In a life that transitioned from untouchable pop star to curious circus attraction, Michael Jackson checked out before closing time, leaving an empty dance floor and a weathered broken crown in his wake.
He was arguably as big as Elvis for a few short years and, like the King, took his last breath too early but well beyond relevance.
Images of a grown man's Neverland, Joseph Merrick's bones, a dangling baby and purple PJs replaced images of the Top of the Pops, the moonwalk, a confident swagger and sold-out arenas.
If you're over 45, you remember the first time hearing "I'll Be There" and the wonder and amazement of the little tyke with the big afro on lead vocals. You remember when the upstart "ABC" and the gentle "Ben" dominated the airwaves.
Tiger Beat magazine seemingly could not go to publication without the round, smiling face of Jackson on the cover. The legend was literally in its infancy before surging with the vehicle of MTV.
Jackson, with apologies to Madonna, dominated the cutting-edge music channel in its early days. His work with John Landis on the "Thriller" video was groundbreaking and received heavy rotation despite its 13-minute length.
The "Thriller" album shot to the top of the charts and, to this day, is by far the top selling album of all-time with more than 100 million copies leaving the shelves.

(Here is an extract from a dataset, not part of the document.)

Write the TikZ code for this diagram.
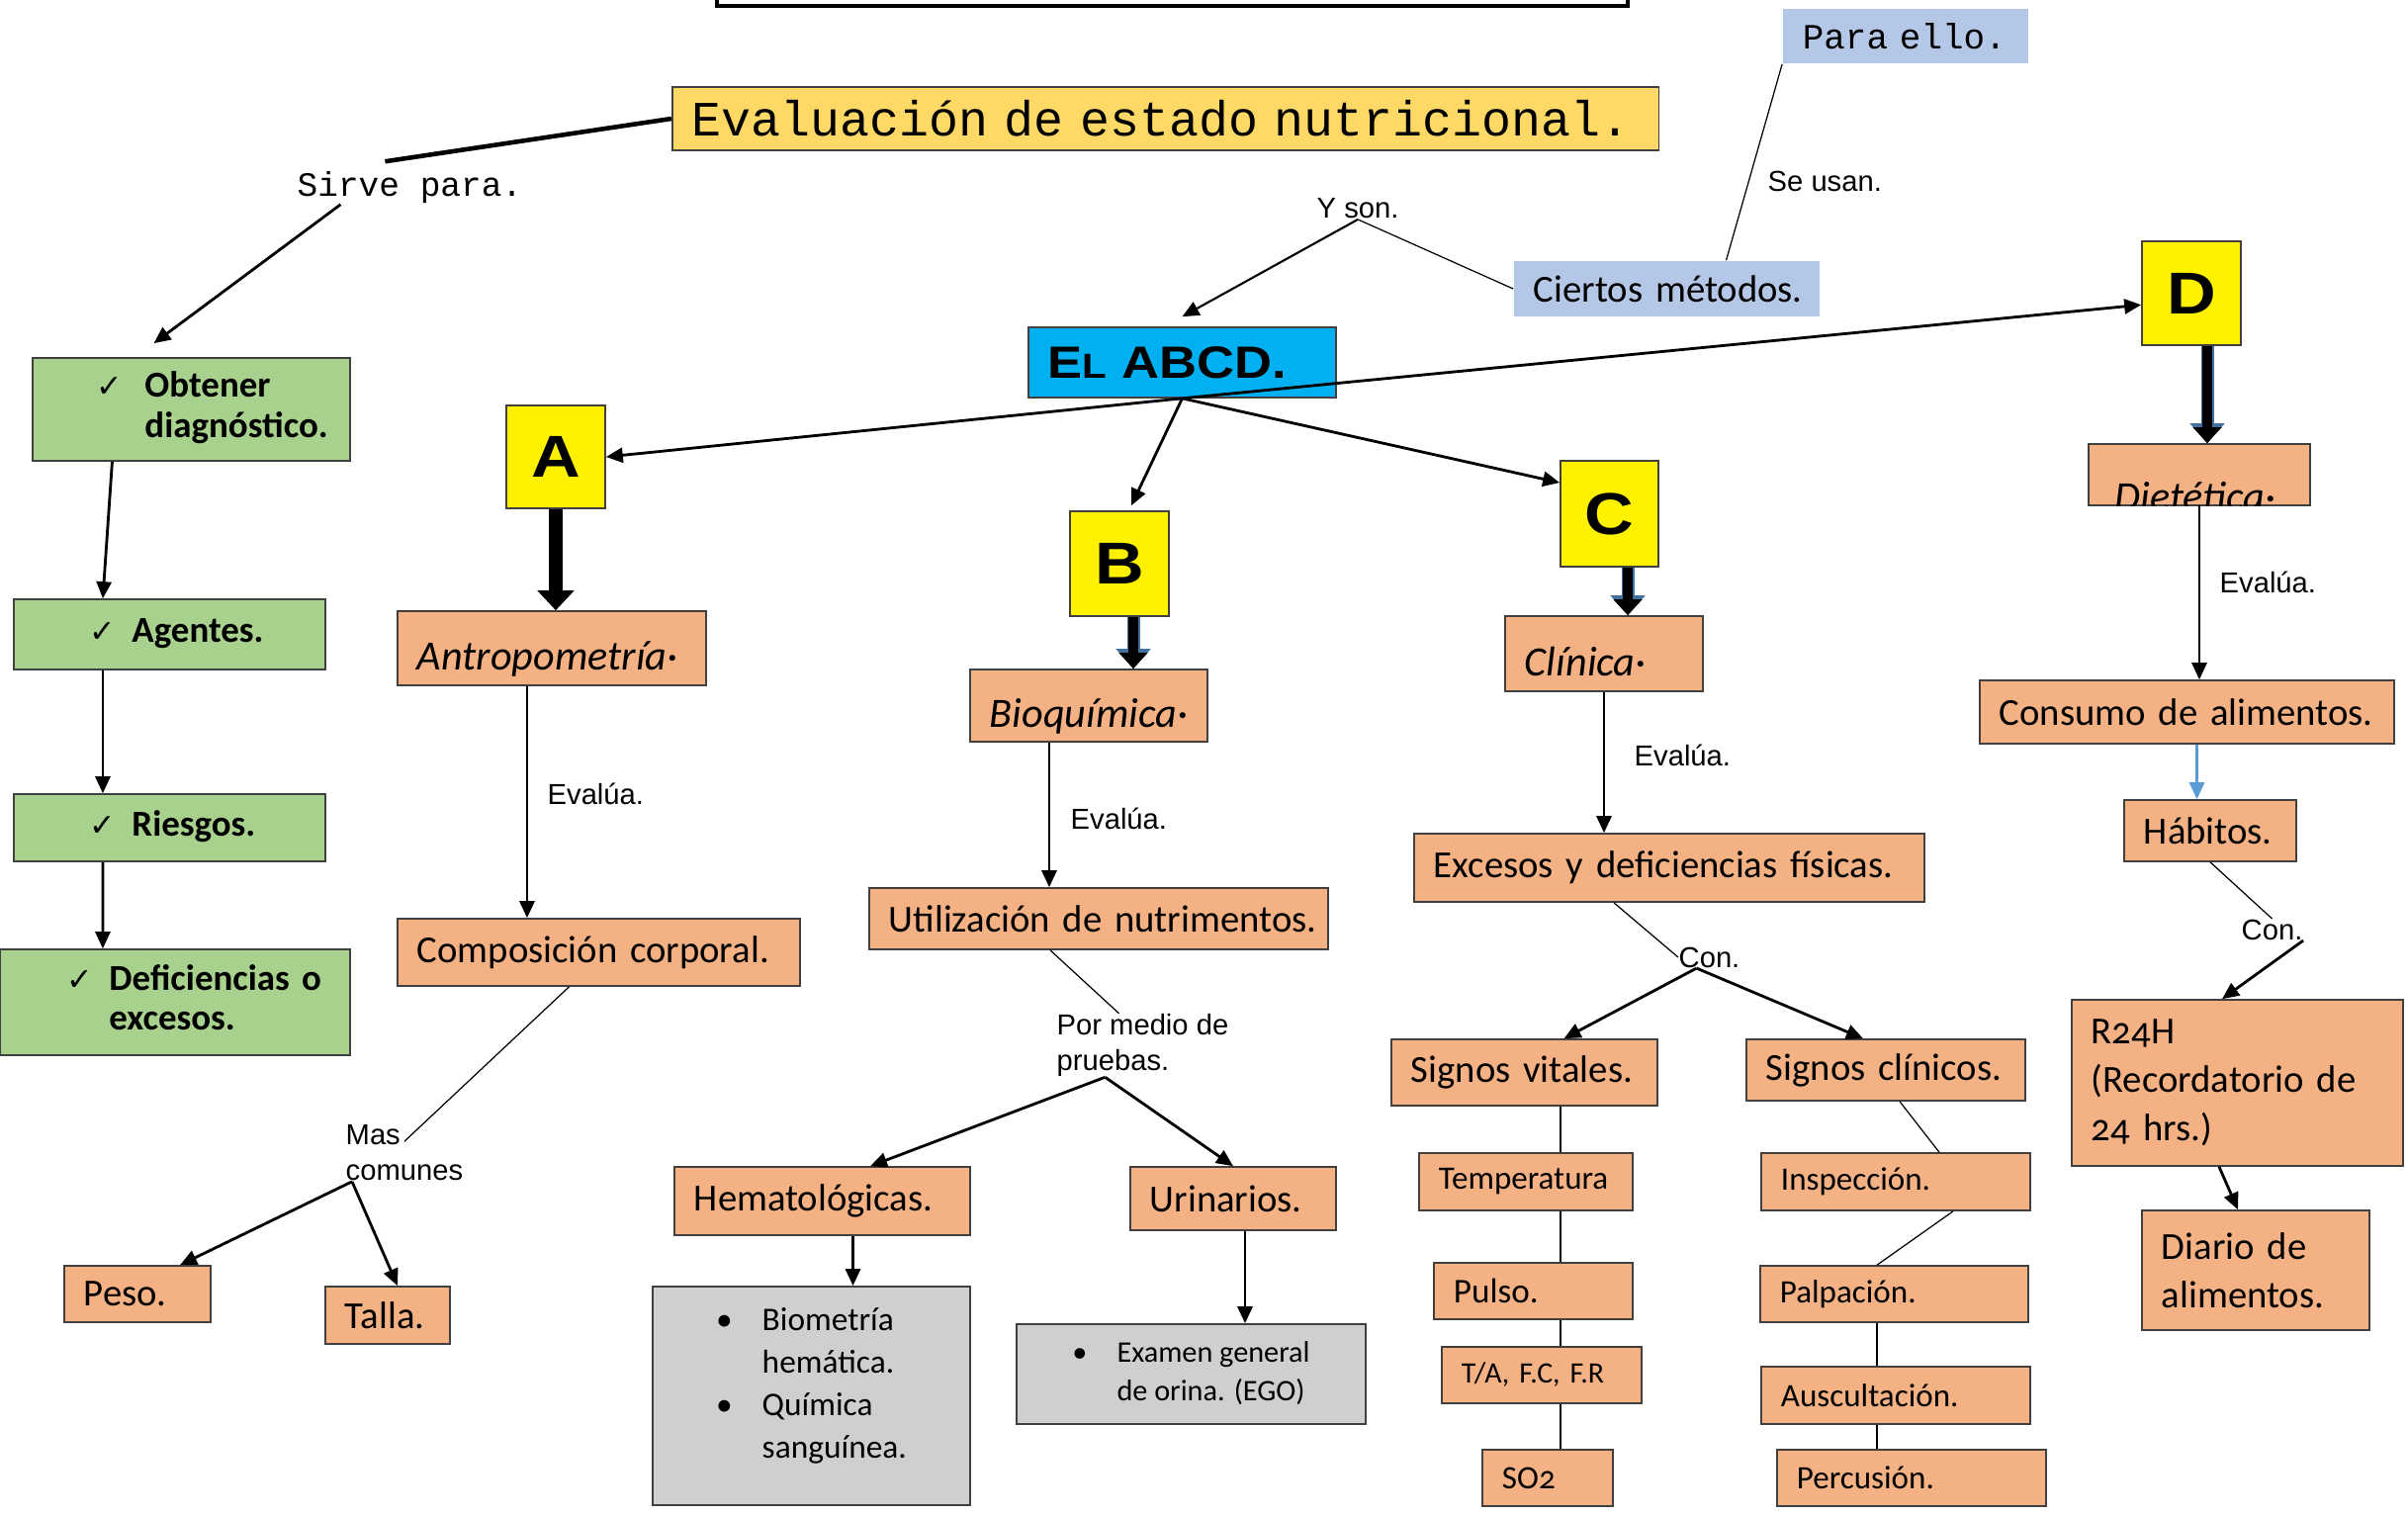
\documentclass[tikz,border=0pt]{standalone}
\usepackage{fontspec}
\setmainfont{Carlito}[Numbers=OldStyle]
\newfontfamily\labelfont{Liberation Sans}
\newfontfamily\codefont{Liberation Mono}
\newfontfamily\chkfont{DejaVu Sans}
\newfontfamily\widefont{Liberation Sans}[FakeStretch=1.15]
\usetikzlibrary{arrows.meta}
\definecolor{naranja}{HTML}{F4B183}
\definecolor{verde}{HTML}{A9D18E}
\definecolor{oro}{HTML}{FFD966}
\definecolor{celeste}{HTML}{B4C7E7}
\definecolor{cian}{HTML}{00B0F0}
\definecolor{gris}{HTML}{D0CECE}
\definecolor{borde}{HTML}{404040}
\definecolor{contorno}{HTML}{41719C}
\definecolor{azul}{HTML}{5B9BD5}
\newcommand{\chk}{{\chkfont\fontsize{9}{9}\selectfont ✓}}
\newcommand{\bajo}[1]{\raisebox{-0.22cm}[0pt][0pt]{#1}}
\begin{document}
\begin{tikzpicture}[x=0.01cm,y=-0.01cm,
  sz/.code 2 args={\pgfmathsetlengthmacro\boxtw{#1-0.4cm}%
    \edef\boxopts{minimum width=#1,minimum height=#2,text width=\boxtw}%
    \expandafter\pgfkeysalso\expandafter{\boxopts}},
  caja/.style={draw=borde, line width=0.45pt, fill=naranja, inner xsep=0.2cm, inner ysep=0pt, align=left, font=\fontsize{11}{14}\selectfont},
  chica/.style={caja, font=\fontsize{9.4}{11}\selectfont},
  mano/.style={caja, font=\itshape\fontsize{12}{14}\selectfont},
  cajaverde/.style={caja, fill=verde, font=\bfseries\fontsize{10.5}{11.5}\selectfont},
  cajagris/.style={draw=borde, line width=0.45pt, fill=gris, inner sep=0pt, align=left},
  nota/.style={caja, draw=none, fill=celeste},
  letra/.style={draw=borde, line width=0.45pt, fill=yellow, inner sep=0pt, font=\widefont\bfseries\fontsize{17}{17}\selectfont},
  etiqueta/.style={anchor=west, inner sep=0pt, align=left, font=\labelfont\fontsize{8.3}{10.2}\selectfont},
  codigo/.style={anchor=west, inner sep=0pt, font=\codefont\fontsize{9.8}{11}\selectfont},
  flecha/.style={line width=0.8pt, -{Triangle[length=0.17cm,width=0.15cm]}},
  linea/.style={line width=0.35pt},
  gruesa/.style={line width=0.14cm, -{Triangle[length=0.2cm,width=0.36cm]}},
  gruesab/.style={line width=0.1cm, -{Triangle[length=0.16cm,width=0.28cm]},
    preaction={draw=contorno, line width=0.13cm, -{Triangle[length=0.2cm,width=0.34cm]}}}]
\useasboundingbox (0,0) rectangle (2435,1532);
% Titulo
\draw[line width=1.2pt] (725,-20) rectangle (1646,6);
\node[caja, fill=oro, sz={9.97cm}{0.64cm}, font=\codefont\fontsize{14.2}{15}\selectfont] (eval) at (1178.5,120) {\mbox{Evaluación de estado nutricional.}};
\node[codigo] (sirve) at (300,190) {Sirve para.};
\node[nota, sz={2.48cm}{0.55cm}, font=\codefont\fontsize{10.2}{11}\selectfont] (para) at (1927,36.5) {Para ello.};
\node[etiqueta] (usan) at (1787,183) {Se usan.};
\node[nota, sz={3.09cm}{0.56cm}] (metodos) at (1685.5,292) {\mbox{Ciertos métodos.}};
\node[etiqueta] (yson) at (1331,211) {Y son.};
\node[caja, fill=cian, sz={3.11cm}{0.71cm}, font=\widefont\bfseries\fontsize{13}{13}\selectfont] (abcd) at (1195.5,366.5) {E{\fontsize{10}{10}\selectfont L} ABCD.};
% Sirve para
\node[cajaverde, sz={3.21cm}{1.04cm}] (obtener) at (193.5,414) {\hspace*{0.45cm}\begin{tabular}{@{}l@{\hspace{0.22cm}}l@{}}\chk & Obtener\\ & diagnóstico.\end{tabular}};
\node[cajaverde, sz={3.15cm}{0.71cm}] (agentes) at (171.5,641.5) {\hspace*{0.57cm}\begin{tabular}{@{}l@{\hspace{0.16cm}}l@{}}\chk & Agentes.\end{tabular}};
\node[cajaverde, sz={3.15cm}{0.68cm}] (riesgos) at (171.5,837) {\hspace*{0.57cm}\begin{tabular}{@{}l@{\hspace{0.16cm}}l@{}}\chk & Riesgos.\end{tabular}};
\node[cajaverde, sz={3.54cm}{1.07cm}] (deficiencias) at (177,1013.5) {\hspace*{0.48cm}\begin{tabular}{@{}l@{\hspace{0.16cm}}l@{}}\chk & Deficiencias o\\ & excesos.\end{tabular}};
% Letras
\node[letra, minimum width=1cm, minimum height=1.04cm] (A) at (562,462) {A};
\node[letra, minimum width=1cm, minimum height=1.06cm] (B) at (1132,570) {B};
\node[letra, minimum width=0.99cm, minimum height=1.07cm] (C) at (1627.5,519.5) {C};
\node[letra, minimum width=1cm, minimum height=1.05cm] (D) at (2216,296.5) {D};
% A
\node[mano, sz={3.12cm}{0.75cm}] (antro) at (558,655.5) {\bajo{Antropometría·}};
\node[etiqueta] (ev1) at (553,803) {Evalúa.};
\node[caja, sz={4.07cm}{0.68cm}] (comp) at (605.5,963) {\mbox{Composición corporal.}};
\node[etiqueta] (mas) at (349,1166) {Mas\\comunes};
\node[caja, sz={1.48cm}{0.57cm}] (peso) at (139,1308.5) {Peso.};
\node[caja, sz={1.26cm}{0.58cm}] (talla) at (392,1330) {Talla.};
% B
\node[mano, sz={2.40cm}{0.73cm}] (bioq) at (1101,713.5) {\bajo{Bioquímica·}};
\node[etiqueta] (ev2) at (1082,828) {Evalúa.};
\node[caja, sz={4.64cm}{0.62cm}] (util) at (1111,929) {\mbox{Utilización de nutrimentos.}};
\node[etiqueta] (pruebas) at (1068,1057) {Por medio de\\pruebas.};
\node[caja, sz={2.99cm}{0.69cm}] (hemato) at (831.5,1214.5) {Hematológicas.};
\node[caja, sz={2.08cm}{0.64cm}] (urin) at (1247,1212) {Urinarios.};
\node[cajagris, minimum width=3.21cm, minimum height=2.21cm, font=\fontsize{9.5}{12.2}\selectfont] (sangre) at (820.5,1411.5) {\raisebox{0.02cm}[0pt][0pt]{\begin{tabular}{@{}l@{\hspace{0.3cm}}l@{}}• & Biometría\\ & hemática.\\• & Química\\ & sanguínea.\end{tabular}}};
\node[cajagris, minimum width=3.53cm, minimum height=1.01cm, font=\fontsize{8.6}{11}\selectfont] (orina) at (1204.5,1389.5) {\begin{tabular}{@{}l@{\hspace{0.3cm}}l@{}}• & Examen general\\ & de orina. (EGO)\end{tabular}};
% C
\node[mano, sz={2.00cm}{0.76cm}] (clin) at (1622,661) {\bajo{Clínica·}};
\node[etiqueta] (ev3) at (1652,764) {Evalúa.};
\node[caja, sz={5.16cm}{0.69cm}] (exc) at (1688,877.5) {\mbox{Excesos y deficiencias físicas.}};
\node[etiqueta] (con) at (1697,968) {Con.};
\node[caja, sz={2.69cm}{0.67cm}] (vitales) at (1541.5,1084.5) {Signos vitales.};
\node[caja, sz={2.82cm}{0.62cm}] (clinicos) at (1907,1082) {Signos clínicos.};
\node[chica, sz={2.16cm}{0.58cm}] (temp) at (1543,1195) {Temperatura};
\node[chica, sz={2.01cm}{0.57cm}, font=\fontsize{10}{12}\selectfont] (pulso) at (1550.5,1305.5) {Pulso.};
\node[chica, sz={2.02cm}{0.57cm}, font=\fontsize{8.5}{10}\selectfont] (ta) at (1559,1390.5) {T/A, F.C, F.R};
\node[chica, sz={1.32cm}{0.57cm}] (so) at (1565,1494.5) {SO2};
\node[chica, sz={2.72cm}{0.58cm}] (insp) at (1917,1195) {Inspección.};
\node[chica, sz={2.71cm}{0.57cm}] (palp) at (1915.5,1308.5) {Palpación.};
\node[chica, sz={2.72cm}{0.58cm}] (ausc) at (1917,1411) {Auscultación.};
\node[chica, sz={2.72cm}{0.57cm}] (perc) at (1933,1494.5) {Percusión.};
% D
\node[caja, sz={2.24cm}{0.62cm}] (diet) at (2224,480) {};
\begin{scope}
  \clip (diet.north west) rectangle (diet.south east);
  \node[anchor=base west, inner sep=0pt, font=\itshape\fontsize{12}{14}\selectfont] (diettxt) at (2138,516) {Dietética·};
\end{scope}
\node[etiqueta] (ev4) at (2244,589) {Evalúa.};
\node[caja, sz={4.19cm}{0.64cm}] (consumo) at (2211.5,720) {\mbox{Consumo de alimentos.}};
\node[caja, sz={1.74cm}{0.62cm}] (habitos) at (2235,840) {Hábitos.};
\node[etiqueta] (con2) at (2266,940) {Con.};
\node[caja, sz={3.35cm}{1.68cm}] (r24) at (2262.5,1095) {R24H\\(Recordatorio de\\24 hrs.)};
\node[caja, sz={2.30cm}{1.21cm}] (diario) at (2281,1284.5) {Diario de\\alimentos.};
%
% Conectores: evaluacion
\draw[line width=1.3pt] (eval.west) -- ([xshift=-0.25cm,yshift=0.1cm]sirve.north);
\draw[flecha] ([xshift=-0.7cm]sirve.south) -- ([xshift=-0.38cm,yshift=0.14cm]obtener.north);
\draw[flecha] ([xshift=-0.8cm]obtener.south) -- ([xshift=-0.675cm]agentes.north);
\draw[flecha] ([xshift=-0.675cm]agentes.south) -- ([xshift=-0.675cm]riesgos.north);
\draw[flecha] ([xshift=-0.675cm]riesgos.south) -- ([xshift=-0.73cm]deficiencias.north);
% Conectores: metodos
\draw[linea] (para.south west) -- ([xshift=0.6cm]metodos.north);
\draw[linea] (metodos.west) -- (yson.south);
\draw[flecha, line width=0.6pt] (yson.south) -- ([yshift=0.1cm]abcd.north);
% Conectores: ABCD
\draw[flecha] (abcd.south) -- (A.east);
\draw[flecha] (abcd.south) -- (D.193);
\draw[flecha] (abcd.south) -- ([xshift=0.12cm,yshift=0.05cm]B.north);
\draw[flecha] (abcd.south) -- (C.148);
\draw[gruesa] (A.south) -- (A.south |- antro.north);
\draw[gruesab] ([xshift=0.14cm]B.south) -- ([xshift=0.14cm]B.south |- bioq.north);
\draw[gruesab] ([xshift=0.185cm]C.south) -- ([xshift=0.185cm]C.south |- clin.north);
\draw[gruesab] ([xshift=0.16cm]D.south) -- ([xshift=0.16cm]D.south |- diet.north);
% A
\draw[flecha] ([xshift=-0.25cm]antro.south) -- ([xshift=-0.25cm]antro.south |- comp.north);
\draw[linea] ([xshift=-0.3cm]comp.south) -- ([yshift=-0.17cm]mas.north);
\draw[flecha] ([xshift=0.07cm]mas.south west) -- ([xshift=0.43cm]peso.north);
\draw[flecha] ([xshift=0.07cm]mas.south west) -- ([xshift=0.1cm]talla.north);
% B
\draw[flecha] ([xshift=-0.4cm]bioq.south) -- ([xshift=-0.4cm]bioq.south |- util.north);
\draw[linea] ([xshift=-0.49cm]util.south) -- ([xshift=-0.24cm]pruebas.north);
\draw[flecha] ([xshift=-0.38cm]pruebas.south) -- ([xshift=0.485cm]hemato.north);
\draw[flecha] ([xshift=-0.38cm]pruebas.south) -- (urin.north);
\draw[flecha] ([xshift=0.31cm]hemato.south) -- ([xshift=0.31cm]hemato.south |- sangre.north);
\draw[flecha] ([xshift=0.12cm]urin.south) -- ([xshift=0.12cm]urin.south |- orina.north);
% C
\draw[flecha] (clin.south) -- (clin.south |- exc.north);
\draw[linea] ([xshift=-0.56cm]exc.south) -- (con.west);
\draw[flecha] ([xshift=-0.13cm]con.south) -- ([xshift=0.4cm]vitales.north);
\draw[flecha] ([xshift=-0.13cm]con.south) -- ([xshift=-0.23cm]clinicos.north);
\coordinate (vx) at ([xshift=0.365cm]vitales.south);
\foreach \a/\b in {vitales/temp, temp/pulso, pulso/ta, ta/so}
  \draw[linea] (vx |- \a.south) -- (vx |- \b.north);
\draw[linea] ([xshift=0.14cm]clinicos.south) -- ([xshift=0.44cm]insp.north);
\draw[linea] ([xshift=0.58cm]insp.south) -- ([xshift=-0.175cm]palp.north);
\coordinate (cx) at ([xshift=-0.175cm]palp.south);
\foreach \a/\b in {palp/ausc, ausc/perc}
  \draw[linea] (cx |- \a.south) -- (cx |- \b.north);
% D
\draw[flecha] (diet.south) -- (diet.south |- consumo.north);
\draw[flecha, color=azul] ([xshift=0.1cm]consumo.south) -- ([xshift=0.1cm]consumo.south |- habitos.north);
\draw[linea] (habitos.south) -- (con2.north);
\draw[flecha] (con2.south east) -- ([xshift=-0.155cm]r24.north);
\draw[flecha] ([xshift=-0.185cm]r24.south) -- ([xshift=-0.18cm]diario.north);
\end{tikzpicture}
\end{document}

In the mid-'80s, once "Thriller" had been tasted and consumed by just about everyone with an ear for music, Jackson created a swoon just by flashing his white glove from behind the stage curtain.
He was untouchable. Until he was accused of touching.
Accusations of sexual relations with children, a premise deemed unforgivable by even most hardened criminals, tarnished his reputation for life.
We could accept the white skin and Teflon-chiseled facial features. We could accept the quirky mannerisms. We could accept that he had more money than he knew what to do with. We could accept his fascination with Liz Taylor.
But the Neverland sleepovers we could not accept. Even if we never knew the complete truth.
No one could listen to his music the same way anymore. It was no longer chic to spin "Beat It" and "Billie Jean" without someone commenting about the source of the rhythm and the negative connotations that came with it.